The government made the commitment, and they broke that promise to the 20,000 Australian farmers in that position. It was not a real promise. The first 100 days went by. We waited; we were ticking them off on the calendar after the election. We were crossing them off. A hundred days went by and nothing had happened. The government continued to twist and turn until they were forced to act under pressure from the industry and the Labor Party. Where are the National Party members of parliament tonight? They are not here. Where is the member for Braddon in Tasmania? He should be hanging from the rafters at the Yolla hall screaming. His area of Braddon grows vegetables and bulbs. He should be here putting pressure on his minister to do the right thing by the people he represents. The member for Braddon is lost when he should be in here arguing a point of view.
It was not until December 2006—26 months after the election—that regulations for a mandatory code were made. They do not commence until 14 May this year—more than two years and seven months after the National Party made their 100-day pledge. It is a broken promise and, when they get there, it is not the real McCoy. Nevertheless, we take the view that the code set to come into force in May is better than no code at all. There are some opportunities to prevent people being ripped off, as has been occurring in the past. A successful disallowance motion would not assist growers who have waited for more than two years for the Howard government to honour its 100-day election pledge.
Labor’s position today should not be construed as a big tick for the current code. It is not. We do not think it is adequate. We do not think it is up to it. I note the comments made in the debate by the member for Kennedy. Labor have been made directly aware of the growers’ concerns about the buyers’ agents—who represent retailers, including the two big supermarkets—being excluded from the code.
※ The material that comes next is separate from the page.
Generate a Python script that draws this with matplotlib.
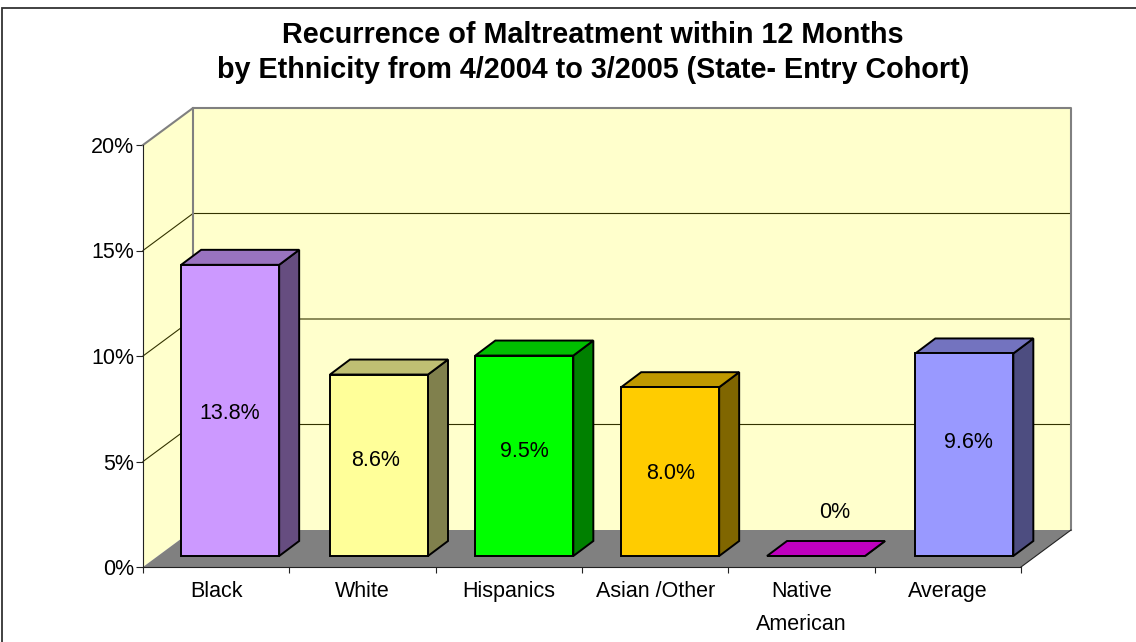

The two big supermarkets in Australia have too much power when it comes to buying from little people, whether it is manufacturers, food processors or growers of fresh food. They have too much power and our agencies should have operated more to protect the small people of this country. The ACCC has failed to do that on several occasions. I also think it failed dismally when it let the retailing of petrol become locked into supermarkets as well. I understand that growers and their representatives were led to believe that transactions with those agents would fall into the scope of the code. They have been sorely disappointed again—another disappointment and another sell-out by this government.
Labor enjoys a good working relationship with the horticulture sector. I am the chair of the regional committee of the Labor Party, and my colleagues from Tasmania—Harry Quick, with the apple industry in the southern areas of Huon and the channel area, and Senator Kerry O’Brien—meet regularly with growers; we know their needs. I believe that we know their needs a lot better than those on the other side of this House.
We will continue to talk to them about the code. When we win the next election we will certainly be having major discussions with them about the code. We will continue to work with the industry to ensure that the code provides the intended fairness for this sector so that people can get a fair go, a fair opportunity. Disallowing the regulations will not represent a step forward for Australia’s fruit and vegetable growers, including the Tasmanian growers that I represent in this place. So I cannot support the member for Kennedy’s disallowance motion, but I do congratulate him for having it on the Notice Paper, because it has given us an opportunity to point out again that this government is really a fraud. It is committing fraud on many people in regional Australia. Disallowance would represent a step back, and we want to go forward. On that basis, I cannot lend my support to the motion.